#### Directive:
Restate verbatim the lines between the one holding "Rebuild this chart" and the one holding "fontsize=13, ha='left', va='center')", both included, and no others.
══════════════════════════════
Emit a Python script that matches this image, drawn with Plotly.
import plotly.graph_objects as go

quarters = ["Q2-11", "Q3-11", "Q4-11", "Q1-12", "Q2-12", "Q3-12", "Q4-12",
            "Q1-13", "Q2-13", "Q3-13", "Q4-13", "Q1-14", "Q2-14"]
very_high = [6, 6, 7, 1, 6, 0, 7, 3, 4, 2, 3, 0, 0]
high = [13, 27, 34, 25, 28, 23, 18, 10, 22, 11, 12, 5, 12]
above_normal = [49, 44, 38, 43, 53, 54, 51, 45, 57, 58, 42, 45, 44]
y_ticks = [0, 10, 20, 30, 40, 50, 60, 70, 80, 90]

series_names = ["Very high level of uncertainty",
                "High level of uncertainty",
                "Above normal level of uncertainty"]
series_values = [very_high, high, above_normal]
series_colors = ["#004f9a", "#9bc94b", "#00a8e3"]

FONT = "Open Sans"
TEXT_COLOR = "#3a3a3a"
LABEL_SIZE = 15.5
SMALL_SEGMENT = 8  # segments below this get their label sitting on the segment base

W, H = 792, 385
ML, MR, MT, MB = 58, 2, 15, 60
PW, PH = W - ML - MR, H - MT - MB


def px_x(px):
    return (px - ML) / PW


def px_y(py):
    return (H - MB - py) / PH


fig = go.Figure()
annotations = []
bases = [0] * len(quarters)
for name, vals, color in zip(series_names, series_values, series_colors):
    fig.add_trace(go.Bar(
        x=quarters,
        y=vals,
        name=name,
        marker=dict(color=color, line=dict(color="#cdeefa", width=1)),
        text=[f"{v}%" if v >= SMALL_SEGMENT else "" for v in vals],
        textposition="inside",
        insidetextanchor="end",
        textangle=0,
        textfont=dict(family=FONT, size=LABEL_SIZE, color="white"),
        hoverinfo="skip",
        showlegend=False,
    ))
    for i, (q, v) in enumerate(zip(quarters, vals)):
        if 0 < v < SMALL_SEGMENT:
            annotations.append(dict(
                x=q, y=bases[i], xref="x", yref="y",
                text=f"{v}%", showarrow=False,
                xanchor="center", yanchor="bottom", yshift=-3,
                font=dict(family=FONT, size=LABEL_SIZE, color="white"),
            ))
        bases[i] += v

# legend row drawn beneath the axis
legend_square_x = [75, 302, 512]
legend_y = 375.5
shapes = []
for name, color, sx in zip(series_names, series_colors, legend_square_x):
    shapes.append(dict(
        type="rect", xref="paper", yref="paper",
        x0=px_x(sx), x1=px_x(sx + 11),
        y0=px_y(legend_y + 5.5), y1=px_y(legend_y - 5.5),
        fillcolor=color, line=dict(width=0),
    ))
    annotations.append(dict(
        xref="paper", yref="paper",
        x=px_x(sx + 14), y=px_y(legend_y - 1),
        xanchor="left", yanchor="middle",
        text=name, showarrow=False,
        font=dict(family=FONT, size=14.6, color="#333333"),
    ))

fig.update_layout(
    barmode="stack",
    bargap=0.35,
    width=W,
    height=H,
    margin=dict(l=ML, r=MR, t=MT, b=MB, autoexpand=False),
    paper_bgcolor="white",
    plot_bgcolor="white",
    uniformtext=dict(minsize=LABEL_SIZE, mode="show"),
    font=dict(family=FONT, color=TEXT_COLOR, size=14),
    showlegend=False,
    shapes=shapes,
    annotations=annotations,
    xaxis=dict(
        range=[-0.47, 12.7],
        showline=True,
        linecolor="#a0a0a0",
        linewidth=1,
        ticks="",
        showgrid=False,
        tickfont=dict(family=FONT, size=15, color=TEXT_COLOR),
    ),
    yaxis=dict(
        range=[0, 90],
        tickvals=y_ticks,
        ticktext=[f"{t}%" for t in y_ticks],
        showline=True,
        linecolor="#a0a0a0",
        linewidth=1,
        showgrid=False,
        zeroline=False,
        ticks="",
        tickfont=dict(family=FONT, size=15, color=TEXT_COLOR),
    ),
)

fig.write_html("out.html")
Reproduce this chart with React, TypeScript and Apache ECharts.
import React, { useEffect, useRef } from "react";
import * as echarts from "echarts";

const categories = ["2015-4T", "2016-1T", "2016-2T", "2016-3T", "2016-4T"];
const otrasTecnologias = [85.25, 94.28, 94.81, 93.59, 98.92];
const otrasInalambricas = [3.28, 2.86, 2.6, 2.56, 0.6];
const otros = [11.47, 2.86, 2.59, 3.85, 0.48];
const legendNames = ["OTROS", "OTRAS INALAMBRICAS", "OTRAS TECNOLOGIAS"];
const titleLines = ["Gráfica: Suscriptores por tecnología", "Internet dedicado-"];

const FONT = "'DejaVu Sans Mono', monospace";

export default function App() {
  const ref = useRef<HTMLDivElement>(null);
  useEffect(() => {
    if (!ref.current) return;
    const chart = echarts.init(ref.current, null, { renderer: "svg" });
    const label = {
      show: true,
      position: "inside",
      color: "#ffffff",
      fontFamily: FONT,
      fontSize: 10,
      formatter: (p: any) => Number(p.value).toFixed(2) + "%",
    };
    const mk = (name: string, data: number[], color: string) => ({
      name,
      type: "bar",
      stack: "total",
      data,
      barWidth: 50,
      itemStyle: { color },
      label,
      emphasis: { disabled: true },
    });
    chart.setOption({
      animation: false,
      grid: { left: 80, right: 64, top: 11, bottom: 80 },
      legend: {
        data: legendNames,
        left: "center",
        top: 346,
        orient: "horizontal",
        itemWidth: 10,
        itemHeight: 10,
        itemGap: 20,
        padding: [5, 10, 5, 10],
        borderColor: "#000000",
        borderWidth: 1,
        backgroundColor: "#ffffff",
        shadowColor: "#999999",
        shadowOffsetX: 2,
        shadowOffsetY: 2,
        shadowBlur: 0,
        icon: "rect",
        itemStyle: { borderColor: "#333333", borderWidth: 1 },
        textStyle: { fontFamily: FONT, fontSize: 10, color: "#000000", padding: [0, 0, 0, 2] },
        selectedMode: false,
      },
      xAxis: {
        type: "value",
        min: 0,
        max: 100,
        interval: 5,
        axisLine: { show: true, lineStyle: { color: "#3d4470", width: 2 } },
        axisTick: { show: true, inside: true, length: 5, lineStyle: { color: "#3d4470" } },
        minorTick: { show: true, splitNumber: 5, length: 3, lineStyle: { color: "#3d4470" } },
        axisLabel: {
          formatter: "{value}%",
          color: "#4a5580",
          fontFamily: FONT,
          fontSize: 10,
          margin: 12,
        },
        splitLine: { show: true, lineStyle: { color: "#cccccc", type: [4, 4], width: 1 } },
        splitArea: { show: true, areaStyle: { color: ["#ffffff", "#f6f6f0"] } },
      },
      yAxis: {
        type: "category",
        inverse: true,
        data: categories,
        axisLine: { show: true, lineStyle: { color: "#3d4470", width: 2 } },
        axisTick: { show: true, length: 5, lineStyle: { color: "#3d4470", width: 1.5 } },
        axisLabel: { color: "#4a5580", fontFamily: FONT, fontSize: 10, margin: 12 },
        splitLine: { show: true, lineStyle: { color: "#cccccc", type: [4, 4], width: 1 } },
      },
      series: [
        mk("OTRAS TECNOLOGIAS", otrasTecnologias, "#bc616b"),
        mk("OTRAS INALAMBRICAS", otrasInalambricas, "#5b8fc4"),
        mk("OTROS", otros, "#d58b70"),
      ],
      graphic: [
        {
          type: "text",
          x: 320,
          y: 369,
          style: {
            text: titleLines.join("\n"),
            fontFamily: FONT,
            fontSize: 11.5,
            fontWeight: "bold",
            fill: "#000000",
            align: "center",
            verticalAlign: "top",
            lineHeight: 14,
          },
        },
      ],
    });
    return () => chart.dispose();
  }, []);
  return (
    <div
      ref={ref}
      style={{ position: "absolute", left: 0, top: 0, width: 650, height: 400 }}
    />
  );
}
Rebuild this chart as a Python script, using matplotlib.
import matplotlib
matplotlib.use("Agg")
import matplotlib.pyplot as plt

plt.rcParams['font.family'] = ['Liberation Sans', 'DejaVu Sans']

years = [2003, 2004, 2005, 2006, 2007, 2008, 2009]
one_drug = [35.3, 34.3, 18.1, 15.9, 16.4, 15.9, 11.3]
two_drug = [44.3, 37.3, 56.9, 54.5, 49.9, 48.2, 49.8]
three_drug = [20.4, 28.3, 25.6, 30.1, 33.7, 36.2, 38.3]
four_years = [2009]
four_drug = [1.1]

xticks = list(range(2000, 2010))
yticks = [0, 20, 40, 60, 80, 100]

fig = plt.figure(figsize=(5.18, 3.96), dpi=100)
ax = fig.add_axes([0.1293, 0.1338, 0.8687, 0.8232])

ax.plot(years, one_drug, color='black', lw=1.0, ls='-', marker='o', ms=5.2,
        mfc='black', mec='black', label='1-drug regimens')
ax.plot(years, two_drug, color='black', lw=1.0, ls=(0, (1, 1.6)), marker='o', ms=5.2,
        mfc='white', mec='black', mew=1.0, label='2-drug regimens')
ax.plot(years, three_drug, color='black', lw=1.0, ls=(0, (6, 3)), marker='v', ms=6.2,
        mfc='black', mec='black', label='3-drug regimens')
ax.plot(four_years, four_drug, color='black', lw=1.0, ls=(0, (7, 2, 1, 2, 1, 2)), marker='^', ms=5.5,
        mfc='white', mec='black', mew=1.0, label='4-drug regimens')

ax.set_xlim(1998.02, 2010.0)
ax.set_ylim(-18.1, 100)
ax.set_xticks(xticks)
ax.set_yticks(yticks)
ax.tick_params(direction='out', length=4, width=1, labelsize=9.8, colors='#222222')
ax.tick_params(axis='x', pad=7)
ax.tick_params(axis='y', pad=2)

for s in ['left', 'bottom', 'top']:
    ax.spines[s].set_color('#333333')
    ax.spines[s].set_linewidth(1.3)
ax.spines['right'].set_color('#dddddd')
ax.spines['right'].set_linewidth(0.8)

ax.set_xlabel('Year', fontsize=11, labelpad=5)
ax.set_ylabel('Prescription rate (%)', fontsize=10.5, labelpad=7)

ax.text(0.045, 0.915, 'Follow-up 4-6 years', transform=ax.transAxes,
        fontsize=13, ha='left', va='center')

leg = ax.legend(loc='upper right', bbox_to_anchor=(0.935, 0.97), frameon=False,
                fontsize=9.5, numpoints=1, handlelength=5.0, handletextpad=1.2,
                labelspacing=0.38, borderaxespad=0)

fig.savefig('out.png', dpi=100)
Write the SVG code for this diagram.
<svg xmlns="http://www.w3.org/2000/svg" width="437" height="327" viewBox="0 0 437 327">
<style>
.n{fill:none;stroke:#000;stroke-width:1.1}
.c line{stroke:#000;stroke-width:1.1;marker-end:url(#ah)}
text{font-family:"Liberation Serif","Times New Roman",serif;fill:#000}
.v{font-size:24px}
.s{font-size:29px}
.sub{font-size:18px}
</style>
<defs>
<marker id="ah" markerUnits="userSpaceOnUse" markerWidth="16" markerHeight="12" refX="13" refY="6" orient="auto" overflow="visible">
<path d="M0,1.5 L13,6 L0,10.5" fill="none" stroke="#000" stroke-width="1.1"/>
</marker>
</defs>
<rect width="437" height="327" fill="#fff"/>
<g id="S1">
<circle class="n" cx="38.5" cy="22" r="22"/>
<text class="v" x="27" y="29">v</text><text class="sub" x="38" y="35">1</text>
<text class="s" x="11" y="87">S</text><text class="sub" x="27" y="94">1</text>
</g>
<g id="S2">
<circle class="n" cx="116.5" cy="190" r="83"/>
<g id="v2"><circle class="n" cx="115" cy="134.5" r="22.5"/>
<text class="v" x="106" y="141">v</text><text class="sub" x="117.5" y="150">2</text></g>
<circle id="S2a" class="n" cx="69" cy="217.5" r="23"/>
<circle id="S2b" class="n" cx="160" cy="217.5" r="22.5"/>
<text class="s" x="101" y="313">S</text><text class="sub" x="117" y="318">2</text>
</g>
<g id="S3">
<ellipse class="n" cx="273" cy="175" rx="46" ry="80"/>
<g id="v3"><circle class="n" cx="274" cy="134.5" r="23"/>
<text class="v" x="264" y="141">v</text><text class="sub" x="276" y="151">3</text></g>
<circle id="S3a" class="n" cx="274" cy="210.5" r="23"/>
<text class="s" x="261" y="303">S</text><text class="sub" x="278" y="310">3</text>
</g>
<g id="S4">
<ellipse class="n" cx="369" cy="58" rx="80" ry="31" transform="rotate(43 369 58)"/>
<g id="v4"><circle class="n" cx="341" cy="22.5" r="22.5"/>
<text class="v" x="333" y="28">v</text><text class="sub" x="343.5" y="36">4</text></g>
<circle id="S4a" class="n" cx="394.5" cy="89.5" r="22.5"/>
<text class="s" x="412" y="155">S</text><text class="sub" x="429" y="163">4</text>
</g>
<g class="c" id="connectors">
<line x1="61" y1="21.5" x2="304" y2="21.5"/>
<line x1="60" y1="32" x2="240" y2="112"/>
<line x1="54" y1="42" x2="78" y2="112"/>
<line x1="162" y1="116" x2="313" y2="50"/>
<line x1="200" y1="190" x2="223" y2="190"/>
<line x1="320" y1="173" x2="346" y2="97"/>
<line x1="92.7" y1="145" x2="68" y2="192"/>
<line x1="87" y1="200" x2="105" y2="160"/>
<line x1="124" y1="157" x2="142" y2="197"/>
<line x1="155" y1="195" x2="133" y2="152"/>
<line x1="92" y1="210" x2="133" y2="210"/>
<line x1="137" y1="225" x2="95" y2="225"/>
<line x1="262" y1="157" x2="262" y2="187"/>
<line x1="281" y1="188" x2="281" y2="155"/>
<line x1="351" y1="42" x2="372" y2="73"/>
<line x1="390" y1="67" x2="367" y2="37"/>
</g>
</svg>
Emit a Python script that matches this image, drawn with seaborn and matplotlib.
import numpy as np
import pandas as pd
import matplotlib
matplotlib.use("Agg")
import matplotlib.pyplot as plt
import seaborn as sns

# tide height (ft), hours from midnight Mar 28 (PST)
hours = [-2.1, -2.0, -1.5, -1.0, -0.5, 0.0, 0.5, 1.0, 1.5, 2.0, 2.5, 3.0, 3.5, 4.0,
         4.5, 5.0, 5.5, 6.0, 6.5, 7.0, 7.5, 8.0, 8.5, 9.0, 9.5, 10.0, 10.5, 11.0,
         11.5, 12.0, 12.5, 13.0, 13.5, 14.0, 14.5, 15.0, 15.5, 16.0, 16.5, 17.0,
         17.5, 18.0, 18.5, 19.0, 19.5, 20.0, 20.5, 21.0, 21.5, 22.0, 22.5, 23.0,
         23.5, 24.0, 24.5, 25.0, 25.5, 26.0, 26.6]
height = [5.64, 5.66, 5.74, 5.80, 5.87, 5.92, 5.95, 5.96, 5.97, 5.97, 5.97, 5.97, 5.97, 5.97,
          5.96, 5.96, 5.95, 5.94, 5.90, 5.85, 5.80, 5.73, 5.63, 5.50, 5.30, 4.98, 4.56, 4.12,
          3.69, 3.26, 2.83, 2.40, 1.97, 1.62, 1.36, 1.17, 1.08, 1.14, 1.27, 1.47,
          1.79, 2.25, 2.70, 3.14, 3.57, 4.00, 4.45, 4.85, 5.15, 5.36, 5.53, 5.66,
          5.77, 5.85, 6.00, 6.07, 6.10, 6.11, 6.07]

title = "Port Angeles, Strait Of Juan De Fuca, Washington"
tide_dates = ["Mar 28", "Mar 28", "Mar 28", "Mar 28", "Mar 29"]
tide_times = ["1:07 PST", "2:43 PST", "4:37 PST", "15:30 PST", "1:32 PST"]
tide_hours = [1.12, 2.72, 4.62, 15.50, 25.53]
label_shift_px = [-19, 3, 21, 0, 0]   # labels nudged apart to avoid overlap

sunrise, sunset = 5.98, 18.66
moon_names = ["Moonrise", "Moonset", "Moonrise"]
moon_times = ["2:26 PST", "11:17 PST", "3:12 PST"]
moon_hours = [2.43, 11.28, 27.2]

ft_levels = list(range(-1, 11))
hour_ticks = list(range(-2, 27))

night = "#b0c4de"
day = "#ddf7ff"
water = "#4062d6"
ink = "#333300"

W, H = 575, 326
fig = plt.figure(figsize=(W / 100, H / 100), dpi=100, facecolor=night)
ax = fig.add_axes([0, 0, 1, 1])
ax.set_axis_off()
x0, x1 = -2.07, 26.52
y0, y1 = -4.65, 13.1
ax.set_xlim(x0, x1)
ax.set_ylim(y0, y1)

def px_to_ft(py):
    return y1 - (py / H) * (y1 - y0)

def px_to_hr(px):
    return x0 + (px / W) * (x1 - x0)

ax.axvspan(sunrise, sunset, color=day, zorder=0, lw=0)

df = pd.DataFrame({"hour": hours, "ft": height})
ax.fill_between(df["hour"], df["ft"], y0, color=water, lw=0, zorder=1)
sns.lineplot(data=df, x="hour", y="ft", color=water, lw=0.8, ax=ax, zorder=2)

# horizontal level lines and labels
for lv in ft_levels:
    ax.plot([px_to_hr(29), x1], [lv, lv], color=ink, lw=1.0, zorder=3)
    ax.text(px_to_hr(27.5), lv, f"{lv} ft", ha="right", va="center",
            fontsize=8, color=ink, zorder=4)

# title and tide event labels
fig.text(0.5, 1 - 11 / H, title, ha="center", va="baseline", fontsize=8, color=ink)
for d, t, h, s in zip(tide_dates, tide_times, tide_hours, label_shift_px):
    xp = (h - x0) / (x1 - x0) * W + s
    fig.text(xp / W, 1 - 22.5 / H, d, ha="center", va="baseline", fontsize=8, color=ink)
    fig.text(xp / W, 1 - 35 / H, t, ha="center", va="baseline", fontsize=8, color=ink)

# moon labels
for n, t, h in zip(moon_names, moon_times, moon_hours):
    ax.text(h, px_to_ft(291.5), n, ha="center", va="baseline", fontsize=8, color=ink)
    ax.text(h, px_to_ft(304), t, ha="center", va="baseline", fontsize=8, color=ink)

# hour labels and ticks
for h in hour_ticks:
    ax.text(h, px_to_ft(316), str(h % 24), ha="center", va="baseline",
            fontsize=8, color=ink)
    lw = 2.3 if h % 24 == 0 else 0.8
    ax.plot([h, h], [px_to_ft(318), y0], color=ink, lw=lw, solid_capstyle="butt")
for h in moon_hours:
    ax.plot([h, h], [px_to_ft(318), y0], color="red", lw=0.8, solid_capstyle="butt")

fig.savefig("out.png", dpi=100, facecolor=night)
══════════════════════════════
#### Output for this task:
Rebuild this chart as a Python script, using matplotlib.
import matplotlib
matplotlib.use("Agg")
import matplotlib.pyplot as plt

plt.rcParams['font.family'] = ['Liberation Sans', 'DejaVu Sans']

years = [2003, 2004, 2005, 2006, 2007, 2008, 2009]
one_drug = [35.3, 34.3, 18.1, 15.9, 16.4, 15.9, 11.3]
two_drug = [44.3, 37.3, 56.9, 54.5, 49.9, 48.2, 49.8]
three_drug = [20.4, 28.3, 25.6, 30.1, 33.7, 36.2, 38.3]
four_years = [2009]
four_drug = [1.1]

xticks = list(range(2000, 2010))
yticks = [0, 20, 40, 60, 80, 100]

fig = plt.figure(figsize=(5.18, 3.96), dpi=100)
ax = fig.add_axes([0.1293, 0.1338, 0.8687, 0.8232])

ax.plot(years, one_drug, color='black', lw=1.0, ls='-', marker='o', ms=5.2,
        mfc='black', mec='black', label='1-drug regimens')
ax.plot(years, two_drug, color='black', lw=1.0, ls=(0, (1, 1.6)), marker='o', ms=5.2,
        mfc='white', mec='black', mew=1.0, label='2-drug regimens')
ax.plot(years, three_drug, color='black', lw=1.0, ls=(0, (6, 3)), marker='v', ms=6.2,
        mfc='black', mec='black', label='3-drug regimens')
ax.plot(four_years, four_drug, color='black', lw=1.0, ls=(0, (7, 2, 1, 2, 1, 2)), marker='^', ms=5.5,
        mfc='white', mec='black', mew=1.0, label='4-drug regimens')

ax.set_xlim(1998.02, 2010.0)
ax.set_ylim(-18.1, 100)
ax.set_xticks(xticks)
ax.set_yticks(yticks)
ax.tick_params(direction='out', length=4, width=1, labelsize=9.8, colors='#222222')
ax.tick_params(axis='x', pad=7)
ax.tick_params(axis='y', pad=2)

for s in ['left', 'bottom', 'top']:
    ax.spines[s].set_color('#333333')
    ax.spines[s].set_linewidth(1.3)
ax.spines['right'].set_color('#dddddd')
ax.spines['right'].set_linewidth(0.8)

ax.set_xlabel('Year', fontsize=11, labelpad=5)
ax.set_ylabel('Prescription rate (%)', fontsize=10.5, labelpad=7)

ax.text(0.045, 0.915, 'Follow-up 4-6 years', transform=ax.transAxes,
        fontsize=13, ha='left', va='center')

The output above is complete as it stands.